S’attendre au pire pour échapper à l’anxiété de l’espoir…
Les chutes
Joyce Carol Oates – Editions Philippe Rey
Joyce Carol Oates, c’est un peu la Balzac d’aujourd’hui, elle écrit comme elle respire, semble-t-il, et sa production littéraire impressionne. La quantité ne serait rien sans la qualité, et Les chutes est indéniablement un roman qui s’inscrit durablement dans notre mémoire de lecteur. Un tour de force que cette plongée dans la famille Burnaby, avec pour pivot central la rousse et sombre Ariah Littrell « Une femme qui s’attendait au pire pour échapper à l’anxiété de l’espoir. » Fille, femme ou mère de l’ensemble des protagonistes qui se succéderont et nous happeront tout aussi sûrement. « On a envie de leur faire mal parfois à ceux qui vous aiment trop. » Aussi Ariah Littrell blesse bien volontairement celles et ceux qui l’aiment le plus. Elle ne peut pas faire autrement, sous le joug d’une rage qui doit briser les autres puisqu’elle ne l’entame pas elle.

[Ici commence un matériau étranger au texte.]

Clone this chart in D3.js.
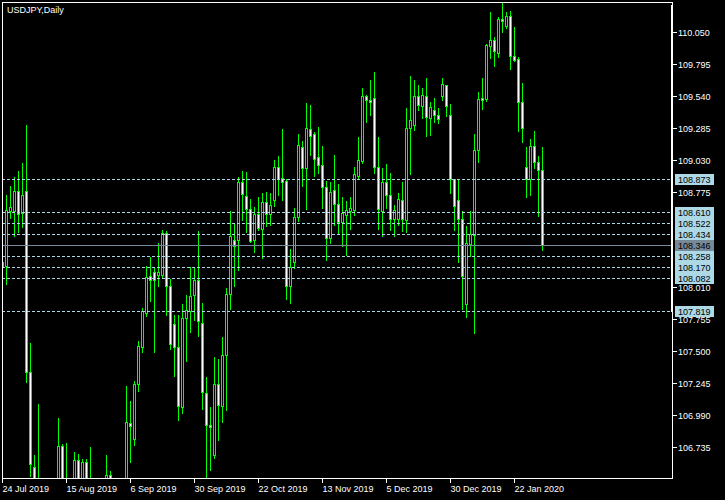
<!DOCTYPE html>
<html><head><meta charset="utf-8">
<script src="https://cdn.jsdelivr.net/npm/d3@7"></script>
<style>html,body{margin:0;padding:0;background:#000;overflow:hidden}</style>
</head><body>
<svg id="c" width="725" height="500"></svg>
<script>
const title = "USDJPY,Daily";
const dates = [
"2019-07-24","2019-07-25","2019-07-26","2019-07-29","2019-07-30","2019-07-31",
"2019-08-01","2019-08-02","2019-08-05","2019-08-06","2019-08-07","2019-08-08","2019-08-09","2019-08-12","2019-08-13","2019-08-14","2019-08-15","2019-08-16","2019-08-19","2019-08-20","2019-08-21","2019-08-22","2019-08-23","2019-08-26","2019-08-27","2019-08-28","2019-08-29","2019-08-30",
"2019-09-02","2019-09-03","2019-09-04","2019-09-05","2019-09-06","2019-09-09","2019-09-10","2019-09-11","2019-09-12","2019-09-13","2019-09-16","2019-09-17","2019-09-18","2019-09-19","2019-09-20","2019-09-23","2019-09-24","2019-09-25","2019-09-26","2019-09-27","2019-09-30",
"2019-10-01","2019-10-02","2019-10-03","2019-10-04","2019-10-07","2019-10-08","2019-10-09","2019-10-10","2019-10-11","2019-10-14","2019-10-15","2019-10-16","2019-10-17","2019-10-18","2019-10-21","2019-10-22","2019-10-23","2019-10-24","2019-10-25","2019-10-28","2019-10-29","2019-10-30","2019-10-31",
"2019-11-01","2019-11-04","2019-11-05","2019-11-06","2019-11-07","2019-11-08","2019-11-11","2019-11-12","2019-11-13","2019-11-14","2019-11-15","2019-11-18","2019-11-19","2019-11-20","2019-11-21","2019-11-22","2019-11-25","2019-11-26","2019-11-27","2019-11-28","2019-11-29",
"2019-12-02","2019-12-03","2019-12-04","2019-12-05","2019-12-06","2019-12-09","2019-12-10","2019-12-11","2019-12-12","2019-12-13","2019-12-16","2019-12-17","2019-12-18","2019-12-19","2019-12-20","2019-12-23","2019-12-24","2019-12-26","2019-12-27","2019-12-30","2019-12-31",
"2020-01-02","2020-01-03","2020-01-06","2020-01-07","2020-01-08","2020-01-09","2020-01-10","2020-01-13","2020-01-14","2020-01-15","2020-01-16","2020-01-17","2020-01-20","2020-01-21","2020-01-22","2020-01-23","2020-01-24","2020-01-27","2020-01-28","2020-01-29","2020-01-30","2020-01-31"];
const open = [108.214,108.178,108.623,108.617,108.782,108.604,108.777,107.334,106.575,105.94,
106.45,106.08,106.06,105.68,105.31,106.745,105.90,106.11,106.36,106.634,
106.22,106.617,106.42,105.38,106.11,105.74,106.20,106.514,106.27,106.23,
105.98,106.44,106.927,106.799,107.235,107.534,107.805,108.099,108.134,108.112,
108.109,108.444,108.023,107.720,107.534,107.051,107.765,107.818,107.952,108.072,
107.725,107.166,106.910,106.668,107.241,107.059,107.472,107.957,108.390,108.386,
108.852,108.737,108.639,108.386,108.596,108.479,108.692,108.596,108.705,108.972,
108.884,108.857,108.018,108.210,108.572,109.131,108.964,109.275,109.238,109.052,
108.990,108.812,108.405,108.790,108.676,108.532,108.590,108.617,108.625,108.897,
109.016,109.536,109.510,109.523,108.972,108.617,108.852,108.745,108.559,108.559,
108.705,108.545,109.283,109.309,109.541,109.461,109.536,109.363,109.424,109.390,
109.541,109.629,109.389,108.876,108.705,108.556,107.877,108.360,108.430,109.110,
109.520,109.517,109.935,109.988,109.880,110.156,110.100,110.180,109.855,109.834,
109.491,108.972,108.878,109.142,109.008,108.944];
const high = [108.30,108.758,108.830,108.902,108.950,109.008,109.317,107.571,106.68,107.086,
106.47,106.40,106.30,105.80,106.975,106.767,106.777,106.49,106.70,106.687,
106.65,106.65,106.74,106.45,106.20,106.35,106.681,106.55,106.30,106.25,
106.46,107.233,107.107,107.273,107.587,107.853,108.189,108.263,108.173,108.375,
108.479,108.471,108.085,107.800,107.800,107.885,107.960,108.183,108.183,108.471,
107.896,107.299,107.060,107.464,107.446,107.624,108.015,108.631,108.529,108.902,
108.945,108.936,108.724,108.662,108.737,108.772,108.777,108.772,109.038,109.070,
109.285,108.884,108.325,108.652,109.243,109.190,109.493,109.477,109.256,109.296,
109.150,108.865,108.857,109.078,108.844,108.742,108.705,108.737,108.982,109.216,
109.610,109.557,109.677,109.735,109.216,108.968,109.004,108.929,108.679,108.769,
108.857,109.451,109.709,109.677,109.637,109.613,109.690,109.500,109.530,109.450,
109.690,109.629,109.483,108.884,108.876,108.631,108.511,108.631,109.243,109.581,
109.690,109.960,110.220,110.015,110.180,110.290,110.220,110.228,110.100,109.860,
109.650,109.142,109.203,109.270,109.070,109.142];
const low = [107.98,108.034,108.564,108.417,108.449,108.489,107.251,106.50,105.52,105.52,
105.50,105.80,105.27,105.05,105.22,105.66,105.70,105.96,106.28,106.10,
106.10,106.20,105.10,104.46,105.60,105.60,106.10,106.10,106.00,105.74,
105.95,106.40,106.618,106.753,107.179,107.491,107.780,107.898,107.491,108.018,
108.085,107.786,107.518,107.305,106.953,107.007,107.420,107.650,107.752,107.618,
107.041,106.480,106.554,106.644,106.793,106.932,107.027,107.840,108.023,108.151,
108.551,108.449,108.369,108.290,108.471,108.245,108.497,108.511,108.657,108.745,
108.711,107.920,107.885,108.165,108.537,108.817,108.639,109.070,108.897,108.924,
108.644,108.231,108.364,108.511,108.444,108.342,108.271,108.476,108.591,108.880,
109.000,109.328,109.389,108.924,108.479,108.423,108.644,108.471,108.423,108.511,
108.457,108.449,108.918,109.270,109.430,109.367,109.220,109.230,109.330,109.320,
109.504,109.381,108.764,108.465,108.210,107.837,107.774,108.258,107.646,109.010,
109.435,109.500,109.842,109.780,109.847,110.047,110.080,109.757,109.820,109.262,
109.168,108.729,108.750,108.964,108.577,108.305];
const close = [108.178,108.631,108.652,108.782,108.596,108.750,107.334,106.599,105.94,106.47,
106.08,106.06,105.68,105.31,106.745,105.90,106.11,106.36,106.634,106.22,
106.617,106.42,105.38,106.11,105.74,106.20,106.514,106.27,106.23,105.98,
106.44,106.935,106.905,107.241,107.544,107.818,108.093,108.072,108.066,108.134,
108.444,108.018,107.558,107.534,107.059,107.765,107.832,107.938,108.072,107.738,
107.174,106.913,106.895,107.241,107.067,107.472,107.960,108.423,108.337,108.852,
108.756,108.636,108.378,108.596,108.484,108.692,108.596,108.665,108.972,108.878,
108.852,108.018,108.173,108.572,109.147,108.964,109.283,109.216,109.036,108.990,
108.812,108.405,108.772,108.676,108.532,108.604,108.630,108.644,108.918,109.030,
109.541,109.504,109.490,108.972,108.636,108.852,108.745,108.559,108.625,108.716,
108.556,109.283,109.350,109.541,109.469,109.549,109.371,109.450,109.390,109.355,
109.632,109.456,108.876,108.657,108.559,108.098,108.364,108.440,109.110,109.517,
109.510,109.949,109.988,109.895,110.156,110.135,110.180,109.855,109.830,109.488,
109.283,108.878,109.136,109.008,108.944,108.346];
const priceTicks = [110.050,109.795,109.540,109.285,109.030,108.775,108.010,107.755,107.500,107.245,106.990,106.735];
const dateTickKeys = ["2019-07-24","2019-08-15","2019-09-06","2019-09-30","2019-10-22","2019-11-13","2019-12-05","2019-12-30","2020-01-22"];
const dateTickLabels = ["24 Jul 2019","15 Aug 2019","6 Sep 2019","30 Sep 2019","22 Oct 2019","13 Nov 2019","5 Dec 2019","30 Dec 2019","22 Jan 2020"];
const levels = [108.873,108.610,108.522,108.434,108.258,108.170,108.082,107.819];
const bidLevel = 108.346;

const svg = d3.select("#c");
const FONT = "'Liberation Sans', Arial, sans-serif";
const GREEN = "#00ff00", LBLUE = "#add8e6", GREY = "#778899";
const L = 2, T = 2, R = 672, B = 478;

const x = d3.scalePoint().domain(dates).range([2, 2 + 4 * (dates.length - 1)]);
const y = d3.scaleLinear().domain([106.735, 110.050]).range([447, 32]);
const py = v => Math.round(y(v)) + 0.5;

svg.append("rect").attr("width", 725).attr("height", 500).attr("fill", "#000");
svg.append("defs").append("clipPath").attr("id", "plot")
  .append("rect").attr("x", L + 0.5).attr("y", T + 0.5).attr("width", R - L).attr("height", B - T);

const plot = svg.append("g").attr("clip-path", "url(#plot)").attr("shape-rendering", "crispEdges");
const bars = dates.map((d, i) => ({d, o: open[i], h: high[i], l: low[i], c: close[i]}));

plot.selectAll("line.wick").data(bars).join("line").attr("class", "wick")
  .attr("x1", b => x(b.d) + 0.5).attr("x2", b => x(b.d) + 0.5)
  .attr("y1", b => py(b.h)).attr("y2", b => py(b.l))
  .attr("stroke", GREEN).attr("stroke-width", 1);

plot.selectAll("rect.body").data(bars).join("rect").attr("class", "body")
  .attr("x", b => x(b.d) - 1 + 0.5)
  .attr("y", b => py(Math.max(b.o, b.c)))
  .attr("width", 2)
  .attr("height", b => Math.max(0, py(Math.min(b.o, b.c)) - py(Math.max(b.o, b.c))))
  .attr("fill", b => b.c < b.o ? "#fff" : "#000")
  .attr("stroke", GREEN).attr("stroke-width", 1);

plot.selectAll("line.lvl").data(levels).join("line").attr("class", "lvl")
  .attr("x1", L).attr("x2", R).attr("y1", py).attr("y2", py)
  .attr("stroke", LBLUE).attr("stroke-width", 1).attr("stroke-dasharray", "3,2");
plot.append("line").attr("x1", L).attr("x2", R).attr("y1", py(bidLevel)).attr("y2", py(bidLevel))
  .attr("stroke", GREY).attr("stroke-width", 1);

// frame
const frame = svg.append("g").attr("shape-rendering", "crispEdges").attr("stroke", "#fff").attr("stroke-width", 1);
frame.append("line").attr("x1", L + 0.5).attr("x2", L + 0.5).attr("y1", T).attr("y2", B + 1);
frame.append("line").attr("x1", L).attr("x2", R + 1).attr("y1", T + 0.5).attr("y2", T + 0.5);
frame.append("line").attr("x1", R + 0.5).attr("x2", R + 0.5).attr("y1", T).attr("y2", B + 1);
frame.append("line").attr("x1", R - 0.5).attr("x2", R - 0.5).attr("y1", T + 3).attr("y2", py(levels[levels.length - 1]) + 0.5);
frame.append("line").attr("x1", L).attr("x2", R + 1).attr("y1", B + 0.5).attr("y2", B + 0.5);

// y axis ticks
const yAx = svg.append("g");
yAx.selectAll("line").data(priceTicks).join("line")
  .attr("x1", R + 1).attr("x2", R + 5).attr("y1", py).attr("y2", py)
  .attr("stroke", "#fff").attr("shape-rendering", "crispEdges");
yAx.selectAll("text").data(priceTicks).join("text")
  .attr("x", 678).attr("y", v => Math.round(y(v)) + 4)
  .attr("fill", "#fff").attr("font-family", FONT).attr("font-size", "9px")
  .text(v => v.toFixed(3));

// level labels
const lab = svg.append("g");
const allLv = levels.map(v => ({v, bg: LBLUE})).concat([{v: bidLevel, bg: GREY}]);
lab.selectAll("rect").data(allLv).join("rect")
  .attr("x", 675).attr("y", d => Math.round(y(d.v)) - 5).attr("width", 39).attr("height", 11)
  .attr("fill", d => d.bg).attr("shape-rendering", "crispEdges");
lab.selectAll("text").data(allLv).join("text")
  .attr("x", 678).attr("y", d => Math.round(y(d.v)) + 4)
  .attr("fill", "#000").attr("font-family", FONT).attr("font-size", "9px")
  .text(d => d.v.toFixed(3));

// x axis
const xAx = svg.append("g");
xAx.selectAll("line").data(dateTickKeys).join("line")
  .attr("x1", d => x(d) + 0.5).attr("x2", d => x(d) + 0.5).attr("y1", B + 1).attr("y2", B + 5)
  .attr("stroke", "#fff").attr("shape-rendering", "crispEdges");
xAx.selectAll("text").data(dateTickKeys).join("text")
  .attr("x", d => x(d) + 0.5).attr("y", 492)
  .attr("fill", "#fff").attr("font-family", FONT).attr("font-size", "9px")
  .text((d, i) => dateTickLabels[i]);

svg.append("text").attr("x", 7).attr("y", 13).attr("fill", "#fff")
  .attr("font-family", FONT).attr("font-size", "9px").text(title);
</script>
</body></html>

Les chutes, ce sont celles du Niagara, leurs turbulences et leur abîme n’ont rien à envier à celles des noces et des lunes de miel qui justement s’y abîment. « Non seulement il était amoureux d’elle, comme n’importe qui aurait pu tomber amoureux d’elle, mais il l’aimait. » Cela ne suffira pas, l’amour entier. L’attraction de la chute précipite chacun vers un destin où tout semble joué d’avance, et où l’on devance, ce qu’a de plus inéluctable l’existence : la mort.
Les deux premiers tiers du roman se dévorent, le rythme, la construction sont un modèle du genre : le roman foisonnant, aux allures de poupées russes avec Ariah les contenant toutes. On est déjà à mi-parcours quand sans crier gare, la lutte pour une meilleure écologie, s’invite dans l’histoire. Et c’est une réussite, comme si tout ce qu’avait échafaudé l’auteure trouvait là sa densité. C’est ainsi qu’un livre trouve la meilleure place dans une bibliothèque.